Sessions’ memo, then, appeared to be a return to the harsher regime former prosecutors recalled under President George W. Bush’s first AG, John Ashcroft. Still, the statutes don’t provide any more leeway to seek the death penalty in drug cases than before, even with the memo’s guidance. In each, the death penalty comes only in the most serious of cases.
“It’s still the statutes that control, and you can only seek the death penalty when you have a homicide or an act of terror,” said a former prosecutor who reviewed Sessions’ memo.
Yes, the former prosecutors acknowledged, this will give those prosecutors more leeway to seek capital punishment, should they so choose. Perhaps more importantly, it signals that Main Justice, as they were during the Ashcroft days, can likely be expected to apply greater scrutiny in death penalty-eligible cases involving drugs.
But even then, in the end, prosecutors can only bring the charges. In Manhattan and Brooklyn, making those stick have proven challenging with juries. Even when they secured them, there’s still getting a judge to agree to allow it. The case of Ronell Wilson—who was sentenced to die by an Eastern District of New York jury for the killing of two undercover police officers but had U.S. District Judge Nicholas Garaufis mark him later as ineligible based on Supreme Court precedent—serves as a stark reminder.
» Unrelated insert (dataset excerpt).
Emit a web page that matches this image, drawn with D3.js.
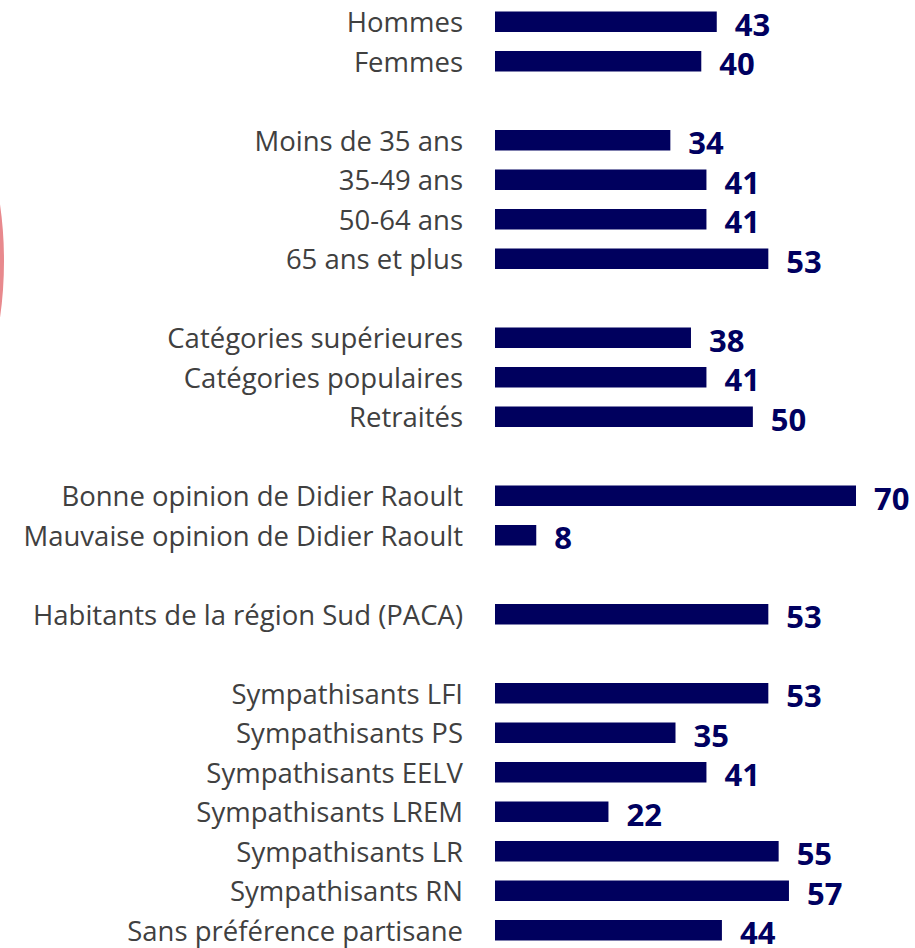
<!DOCTYPE html>
<html lang="fr"><head>
<meta charset="UTF-8"><title>Bonne opinion</title>
<style>
  body { margin:0; background:#fff; }
  svg { display:block; }
  .cat { font-family: 'Open Sans', sans-serif; font-size: 27.5px; fill:#404040; }
  .val { font-family: 'Open Sans', sans-serif; font-size: 31px; font-weight: 700; fill:#000060; }
</style>
</head><body>
<svg id="chart" width="915" height="948"></svg>
<script src="https://cdn.jsdelivr.net/npm/d3@7/dist/d3.min.js"></script>
<script>
// ───── données ─────
const categories = [
  'Hommes', 'Femmes',
  'Moins de 35 ans', '35-49 ans', '50-64 ans', '65 ans et plus',
  'Catégories supérieures', 'Catégories populaires', 'Retraités',
  'Bonne opinion de Didier Raoult', 'Mauvaise opinion de Didier Raoult',
  'Habitants de la région Sud (PACA)',
  'Sympathisants LFI', 'Sympathisants PS', 'Sympathisants EELV', 'Sympathisants LREM',
  'Sympathisants LR', 'Sympathisants RN', 'Sans préférence partisane'
];
const values = [43, 40, 34, 41, 41, 53, 38, 41, 50, 70, 8, 53, 53, 35, 41, 22, 55, 57, 44];
// taille de chaque bloc (un créneau vide entre deux blocs)
const groupSizes = [2, 4, 3, 2, 1, 7];

// créneau de chaque ligne, en sautant une ligne entre blocs
const slots = [];
let s = 0;
groupSizes.forEach((n) => {
  for (let i = 0; i < n; i++) slots.push(s++);
  s++;
});
const rows = categories.map((c, i) => ({ cat: c, v: values[i], slot: slots[i] }));
const nSlots = slots[slots.length - 1] + 1;

const svg = d3.select('#chart');

// petit arc rose coupé au bord gauche
svg.append('ellipse')
  .attr('cx', -100).attr('cy', 261).attr('rx', 102).attr('ry', 204)
  .attr('fill', 'none').attr('stroke', '#e8898d').attr('stroke-width', 4);

const x = d3.scaleLinear().domain([0, 70]).range([495, 856]);
const y = d3.scaleBand().domain(d3.range(nSlots)).range([2, 950]).paddingInner(0.47).paddingOuter(0.235);

const barH = 20.5;

const g = svg.append('g');
const row = g.selectAll('g.row').data(rows).join('g').attr('class', 'row')
  .attr('transform', d => `translate(0,${y(d.slot) + y.bandwidth() / 2})`);

row.append('rect')
  .attr('x', x(0))
  .attr('y', -barH / 2)
  .attr('width', d => x(d.v) - x(0))
  .attr('height', barH)
  .attr('fill', '#00005e');

row.append('text').attr('class', 'cat')
  .attr('x', 463).attr('text-anchor', 'end')
  .attr('dominant-baseline', 'central').attr('dy', 0)
  .text(d => d.cat);

row.append('text').attr('class', 'val')
  .attr('x', d => x(d.v) + 18)
  .attr('dominant-baseline', 'central').attr('dy', 2)
  .text(d => d.v);
</script>
</body></html>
Whatever legal effect Sessions’ memo may have, its political overtones were not lost on those who spoke on the condition of anonymity. The memo, many said, appeared as much a political declaration as it did an answer to the opioid addiction crisis. As one prosecutor noted, the laws Sessions pointed to were designed to go after violent drug traffickers, gangs and terrorists. Their applicability, then, to the current drug crisis remained an open question.
“That’s not really the heart of the opioid problem,” he said.
The Department of Justice did not respond to a request for comment.